The chefs file back to the dorms following Tavon's ouster, with Guy pissed at Royce, who is too busy being too sexy for his jacket to pay much attention.
Both teams flop out into bed, looking exhausted, so I can't imagine they're pleased to be awoken by some terrible funk-rap band exhorting them "Wake the funk up" and "Get the funk out of bed." In that vein. Shut the funk up!

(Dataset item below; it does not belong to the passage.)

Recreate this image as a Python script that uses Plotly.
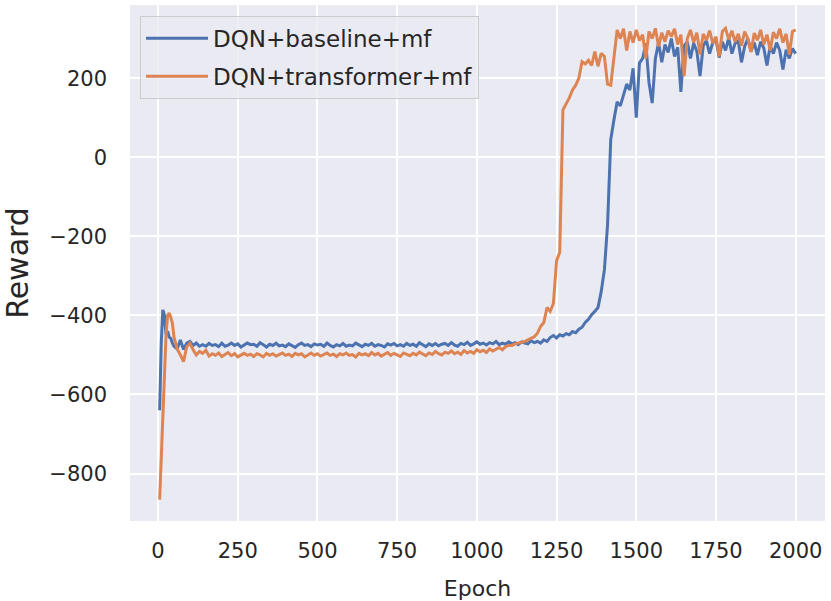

The teams gather in their pajamas outside, where Ramsay unveils 125 scallops each buried in two mounds of ice. Briana proves she managed to make it to at least one elementary school science class by telling us, "Ice is freezing." Ramsay orders them to get all the scallops. Royce gets a scallop in the face, which perks Guy up, at least. Tiffany, busting out all over the place as she digs, thinks Barbie didn't pull her weight. "Dig, bitch!" she says. Not to Barbie, but to us. Because everyone's tough in the interview.

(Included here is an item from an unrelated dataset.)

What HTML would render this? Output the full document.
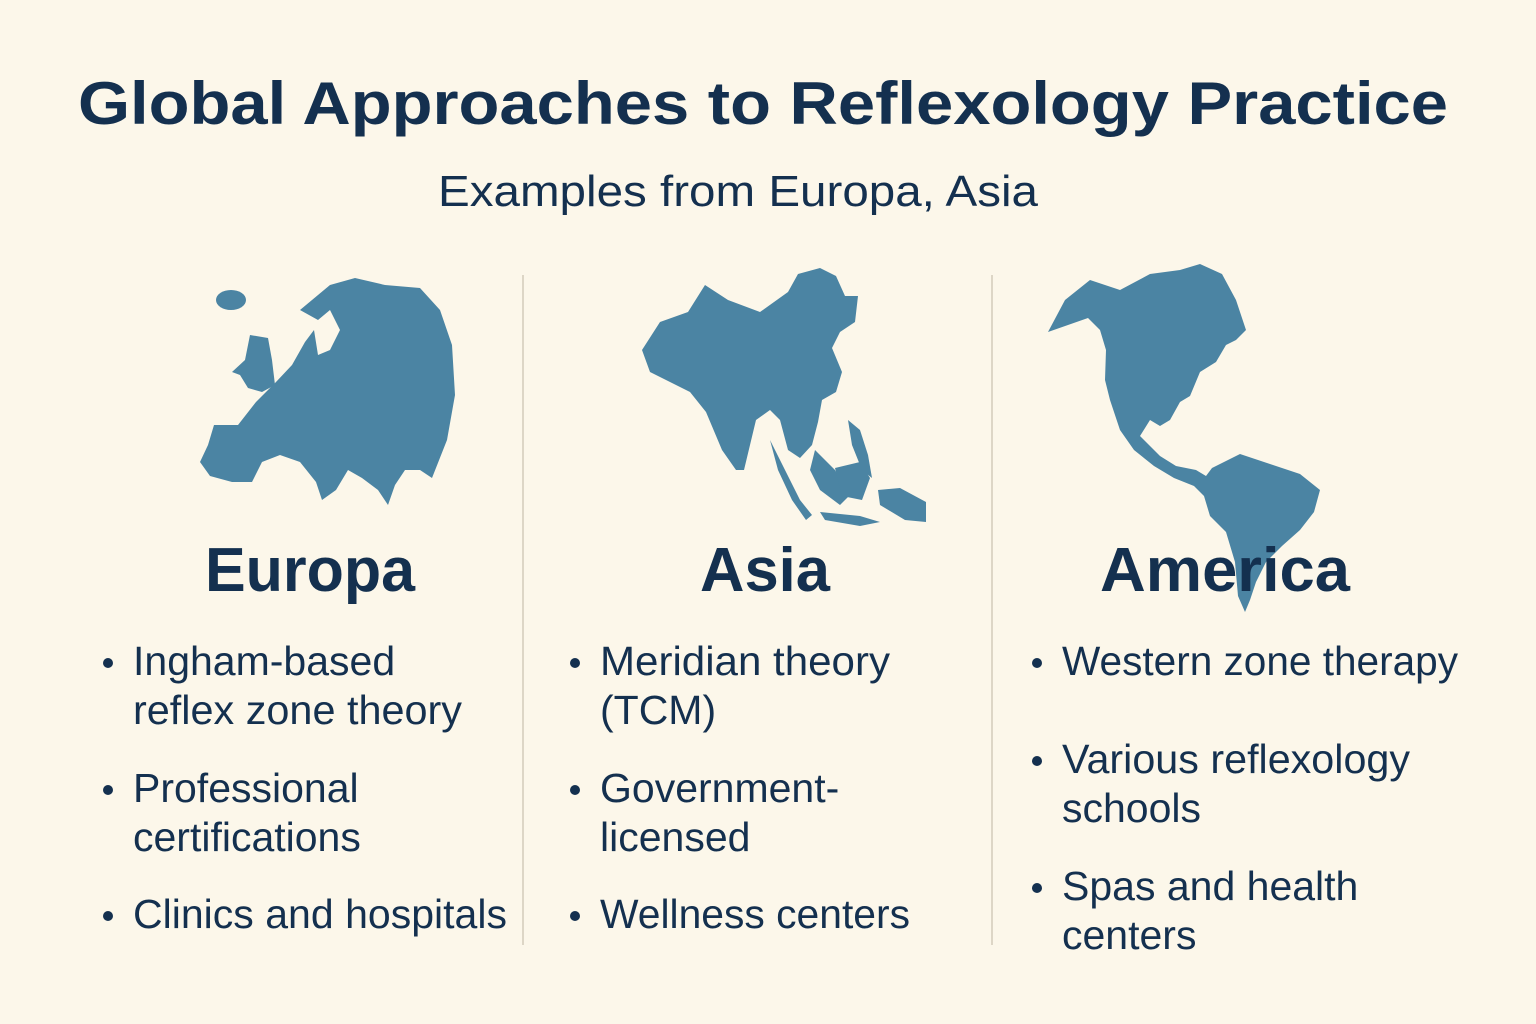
<!DOCTYPE html>
<html><head><meta charset="utf-8"><style>
html,body{margin:0;padding:0;background:#fcf7ea;}
svg{display:block;}
text{font-family:"Liberation Sans",sans-serif;fill:#14304f;}
</style></head><body>
<svg width="1536" height="1024" viewBox="0 0 1536 1024" xmlns="http://www.w3.org/2000/svg">
<rect width="1536" height="1024" fill="#fcf7ea"/>
<text x="78" y="124" font-size="60" font-weight="bold" textLength="1370" lengthAdjust="spacingAndGlyphs">Global Approaches to Reflexology Practice</text>
<text x="438" y="206" font-size="44" textLength="600" lengthAdjust="spacingAndGlyphs" fill="#1d3a5c">Examples from Europa, Asia</text>
<line x1="523" y1="275" x2="523" y2="945" stroke="#ddd6c6" stroke-width="2"/>
<line x1="992" y1="275" x2="992" y2="945" stroke="#ddd6c6" stroke-width="2"/>
<g fill="#4b84a3">
<ellipse cx="231" cy="300" rx="15" ry="10"/>
<polygon points="250,335 268,338 272,360 275,385 262,392 248,388 240,375 232,372 245,360"/>
<polygon points="300,310 330,285 355,278 385,285 420,288 440,310 452,345 455,395 447,440 432,478 420,470 405,470 395,485 388,505 378,490 362,478 348,470 336,490 322,500 316,482 300,462 280,455 262,462 252,482 232,482 210,476 200,462 208,445 214,425 238,425 256,402 276,382 292,365 305,342 314,330 318,355 330,350 340,330 330,310 318,320"/>
<polygon points="642,350 660,322 688,312 705,285 728,300 760,312 788,292 798,274 820,268 836,276 845,296 858,296 855,322 840,332 832,348 842,372 836,392 822,400 818,422 812,445 800,458 788,450 780,420 770,410 756,420 744,470 736,470 722,450 706,412 690,392 670,382 650,372"/>
<polygon points="770,440 785,470 800,500 812,515 806,520 792,500 778,470"/>
<polygon points="815,450 835,470 850,495 840,505 820,490 810,470"/>
<polygon points="835,468 860,462 870,478 862,500 842,496"/>
<polygon points="848,420 860,430 868,455 872,478 862,470 852,445"/>
<polygon points="878,490 900,488 926,502 926,522 905,520 880,505"/>
<polygon points="820,512 860,516 880,522 860,526 825,520"/>
<polygon points="1048,332 1065,300 1090,280 1120,290 1150,274 1180,270 1200,264 1222,274 1236,300 1246,330 1236,340 1226,345 1216,362 1200,372 1190,396 1180,402 1170,420 1160,426 1150,420 1140,436 1160,456 1176,466 1196,470 1206,476 1212,468 1240,454 1270,464 1300,474 1320,490 1314,512 1300,530 1282,546 1266,562 1256,582 1250,600 1245,612 1238,596 1235,562 1226,532 1210,516 1204,496 1194,486 1174,478 1154,466 1134,450 1120,430 1110,400 1105,380 1106,350 1100,330 1088,318"/>
</g>
<g font-weight="bold" font-size="62">
<text x="205" y="591" textLength="210" lengthAdjust="spacingAndGlyphs">Europa</text>
<text x="700" y="591" textLength="130" lengthAdjust="spacingAndGlyphs">Asia</text>
<text x="1100" y="591" textLength="250" lengthAdjust="spacingAndGlyphs">America</text>
</g>
<g font-size="41">
<circle cx="108" cy="663" r="5" fill="#14304f"/>
<text x="133" y="675">Ingham-based</text>
<text x="133" y="724" textLength="329" lengthAdjust="spacingAndGlyphs">reflex zone theory</text>
<circle cx="108" cy="790" r="5" fill="#14304f"/>
<text x="133" y="802">Professional</text>
<text x="133" y="851">certifications</text>
<circle cx="108" cy="916" r="5" fill="#14304f"/>
<text x="133" y="928" textLength="374" lengthAdjust="spacingAndGlyphs">Clinics and hospitals</text>

<circle cx="575" cy="663" r="5" fill="#14304f"/>
<text x="600" y="675" textLength="290" lengthAdjust="spacingAndGlyphs">Meridian theory</text>
<text x="600" y="724">(TCM)</text>
<circle cx="575" cy="790" r="5" fill="#14304f"/>
<text x="600" y="802">Government-</text>
<text x="600" y="851">licensed</text>
<circle cx="575" cy="916" r="5" fill="#14304f"/>
<text x="600" y="928" textLength="310" lengthAdjust="spacingAndGlyphs">Wellness centers</text>

<circle cx="1037" cy="663" r="5" fill="#14304f"/>
<text x="1062" y="675" textLength="396" lengthAdjust="spacingAndGlyphs">Western zone therapy</text>
<circle cx="1037" cy="761" r="5" fill="#14304f"/>
<text x="1062" y="773" textLength="348" lengthAdjust="spacingAndGlyphs">Various reflexology</text>
<text x="1062" y="822">schools</text>
<circle cx="1037" cy="888" r="5" fill="#14304f"/>
<text x="1062" y="900">Spas and health</text>
<text x="1062" y="949">centers</text>
</g>
</svg>
</body></html>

Inside, in the kitchens, where they're thankgodfully dressed now, Ramsay tells them they have to shuck, clean and cook scallops, since they sucked so hard at it last night. Ramsay demonstrates proper shucking technique. Guy has never opened one before, and he doesn't look impressed. Likewise, Kimmie calls it nasty and disgusting, like she's such an oil painting in the morning.
Anyway, the first team, working in pairs, to cook six perfect scallop dishes wins. The women go for quality while the men go for speed, so the idiot men plate them improperly. Women score a point, while the men bring up a plate of unevenly sized scallops, and the women get another point for another perfect plate. Justin decides to take matters into his own hands, which a person shouldn't do if he's useless. The women build up five points to zip.
"The men need a miracle to catch up, but right now they'll have to settle for Guy and Royce." Nice job, sarcastic voiceover guy! The men finally score their first point, and Patrick and Chris bring up another good plate. Then the women bring up some mismatched scallops and are starting to feel the pressure. Barbie and Tiffany bring up the clinching plate -- cooked beautifully by Barbie, who supplied half of the Red Team's winning plates -- and the women celebrate with hugs and cheers. One of the women says, "Sorry, guys!" and Barbie misses the sarcasm and says she's not sorry, because they worked hard.
Their prize: a trip to Catalina via yacht. They scream with excitement, although one of the women is concerned because she didn't bring her passport. It's OK, dear. California recently signed a cross-border movement agreement with the United States. You should be fine.